I have few questions about the sched_yield function because I'm seeing that it is not functioning as intended in my code. Many times I see that the same thread runs again and again, even in the presence of other threads, when I try to yield it by calling sched_yield.
Also If I have multicores, will sched_yield yield for threads running on all cores, or only one core. Say for example I have Threads 1, 2 and 3 running on core 1 and Threads 4, 5 and 6 on core 2 and If sched_yield is called from Thread 2, will it be replaced by Thread 1 and 3 only, or 1, 3, 4, 5 and 6 are all possible? I am asking this because in .Net Thread.Yield only yields to threads running on the same core/processor.
http://www.kernel.org/doc/man-pages/online/pages/man2/sched_yield.2.html
sched_yield() causes the calling thread to relinquish the CPU. The thread is
moved to the end of the queue for its static priority and a new thread gets to
run.
If the calling thread is the only thread in the highest priority list at that
time, it will continue to run after a call to sched_yield().

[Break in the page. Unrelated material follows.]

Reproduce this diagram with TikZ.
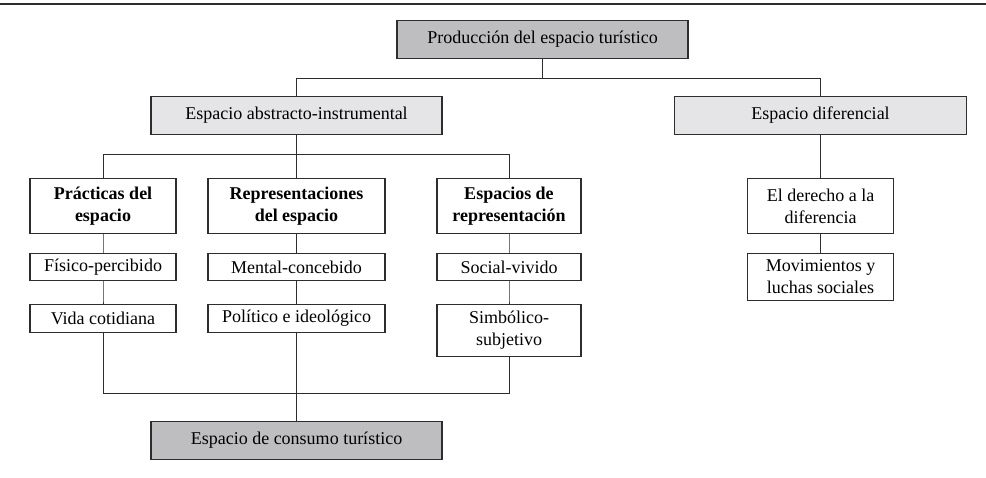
\documentclass[tikz,border=0pt]{standalone}
\usepackage{fontspec}
\setmainfont{Liberation Serif}
\definecolor{darkfill}{RGB}{190,190,192}
\definecolor{lightfill}{RGB}{229,229,231}
\definecolor{edgegray}{RGB}{45,45,45}

\begin{document}
\begin{tikzpicture}[x=1pt,y=1pt,
    every node/.style={anchor=north,draw=edgegray,line width=1.1pt,inner sep=0pt,align=center,
        font=\fontsize{18}{22}\selectfont},
    darkbox/.style={fill=darkfill,minimum width=291pt,minimum height=38pt},
    lightbox/.style={fill=lightfill,minimum width=291pt,minimum height=38pt},
    headbox/.style={font=\fontsize{18}{22}\selectfont\bfseries,minimum height=55pt},
    link/.style={draw=edgegray,line width=0.8pt},
    growth parent anchor=north,
    level 1/.style={level distance=76pt,sibling distance=524pt},
    level 2/.style={level distance=82pt,sibling distance=193.5pt},
    level 3/.style={level distance=75pt},
    level 4/.style={level distance=51pt},
    edge from parent/.style={link},
    edge from parent path={(\tikzparentnode.south) -- ++(0,-19.5) -| (\tikzchildnode.north)}]
    \useasboundingbox (0,0) rectangle (986,-477);
    \draw[edgegray,line width=1.4pt] (0,-4) -- (986,-4);
    \node [darkbox] (root) at (542.5,-20) {Producción del espacio turístico}
        child[xshift=16pt] {node [lightbox] (abs) {Espacio abstracto-instrumental}
            child {node [headbox,minimum width=146pt] (pract) {Prácticas del\\espacio}
                child {node [minimum width=146pt,minimum height=27pt] (fis) {Físico-percibido}
                    child {node [minimum width=146pt,minimum height=28pt] (vida) {Vida cotidiana}}
                }
            }
            child {node [headbox,minimum width=177pt] (repr) {Representaciones\\del espacio}
                child {node [minimum width=177pt,minimum height=27pt] (ment) {Mental-concebido}
                    child {node [minimum width=177pt,minimum height=28pt] (pol) {Político e ideológico}}
                }
            }
            child[xshift=19pt] {node [headbox,minimum width=144pt] (espr) {Espacios de\\representación}
                child {node [minimum width=144pt,minimum height=27pt] (soc) {Social-vivido}
                    child {node [minimum width=144pt,minimum height=52pt] (simb) {Simbólico-\\subjetivo}}
                }
            }
        }
        child[xshift=16pt] {node [lightbox,minimum width=292pt] (dif) {Espacio diferencial}
            child {node [minimum width=146pt,minimum height=55pt] (der) {El derecho a la\\diferencia}
                child {node [minimum width=146pt,minimum height=47pt] (mov) {Movimientos y\\luchas sociales}}
            }
        };
    % bottom box fed by the three columns
    \coordinate (join) at (0,-393);
    \coordinate (base) at (0,-421);
    \node [darkbox] (cons) at (abs.south |- base) {Espacio de consumo turístico};
    \draw [link] (vida.south) |- (join -| simb.south) -- (simb.south);
    \draw [link] (pol.south) -- (pol.south |- cons.north);
\end{tikzpicture}
\end{document}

The sched_yield is not a .Net call and the threading/process model is different to. The scheduler of Windows/.NET is not the same as scheduler of Linux. Linux even have several possible schedulers.

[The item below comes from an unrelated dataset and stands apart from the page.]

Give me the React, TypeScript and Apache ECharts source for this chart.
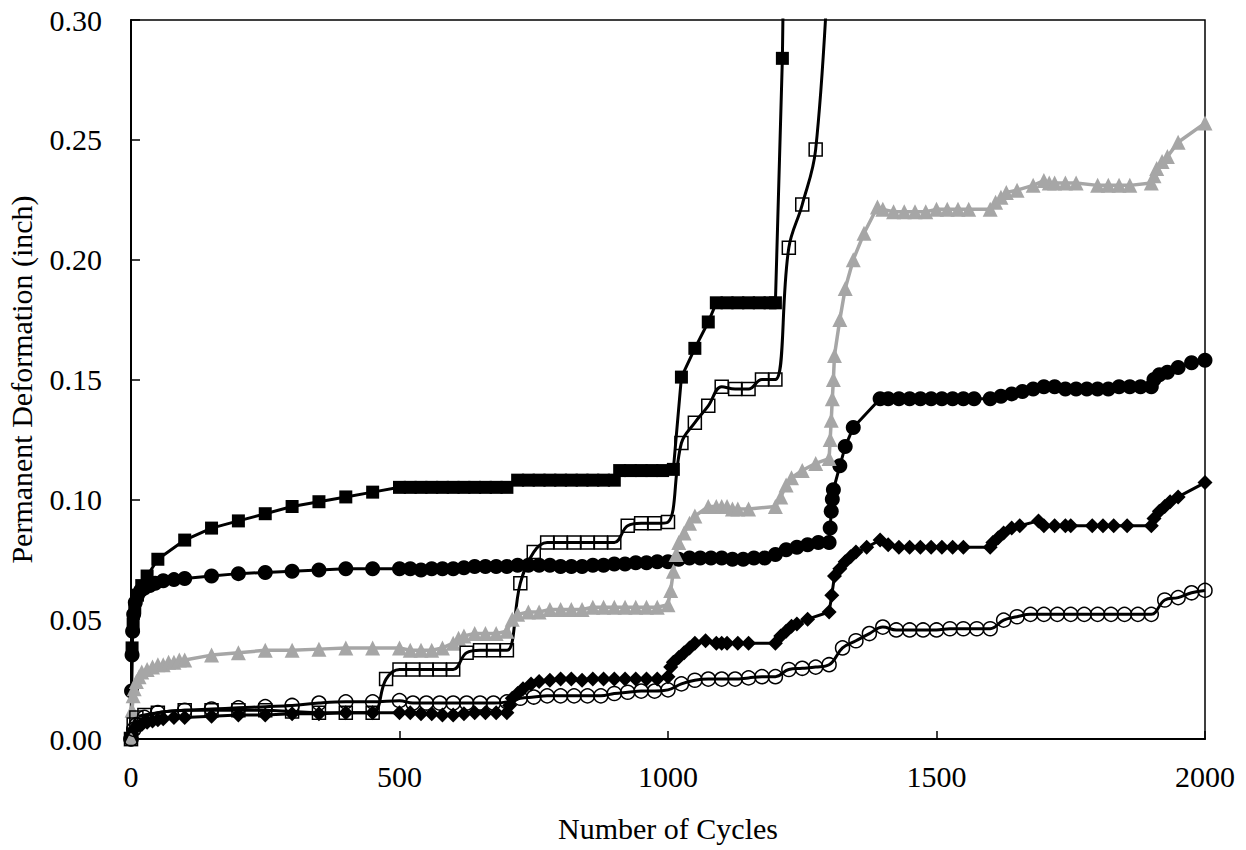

So, your expectations about sched_yield is wrong.
If you want to control, how threads are run, you can bind each thread to CPU. Then, threads will run only on binded CPU. If you will have several threads, binded to the same CPU, the using of sched_yield MAY switch to another thread which is binded to current CPU and is ready to run.
Also it can be bad idea to use several threads per CPU if each thread want to do a lot of CPU-intensive work.

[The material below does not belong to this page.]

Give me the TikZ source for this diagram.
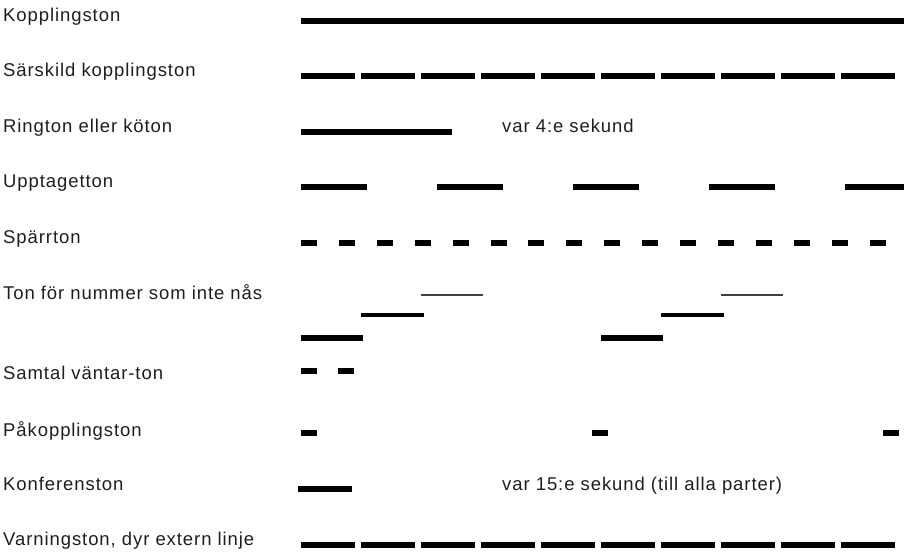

If you want to get full control, how threads are run, you can use RealTime threads. http://www.linuxjournal.com/magazine/real-time-linux-kernel-scheduler - SCHED_FIFO and SCHED_RR RT policies.
Why would you want to give up the CPU? Well...
I am fixing a bug in client code. Basically, they have a shared struct that holds information:
how many coins in escrow - return them
how many bills in escrow - return them
The above are in process A. the rest of the code is in process B. Process B sends messages to Process A to compute and return the money in escrow (this is a vending machine). Without getting into the history of why the code is written this way, the original code sequence is:
(Process B)
send message RETURN_ESCROWED_BILLS to Process A
send message RETURN_ESCROWED COINS to Process A
Zero out the common structure
This gets executed as:
(Process B):
send the messages;
zero out the struct;
(later .. Process A):
get the messages;
all fields in common struct are 0;
nothing to do;
oops ... the money is still in escrow, but the process A code has lost that knowledge. What is really needed (other than a massive restructuring of the code) is:
(Process B):
send the messages;
yield the CPU;
(Process A):
determine the escrowed money and return;
yield the CPU; (could just go to the end of the timeslice, no special method needed)
(Process B):
zero out the common struct;
Any time you have IPC messages and the processes that send/receive the messages are tightly coupled. the best way is to have a two-way handshake. However, there are cases out there (usually as the result of a poor or non-existent design) where you must tightly couple processes that are really supposed to be loosely coupled. Usually the yield of the CPU is a hack because you do not have a choice. The addition of multicore CPUs is a source of pain, especially when porting from a single core to a multi-core.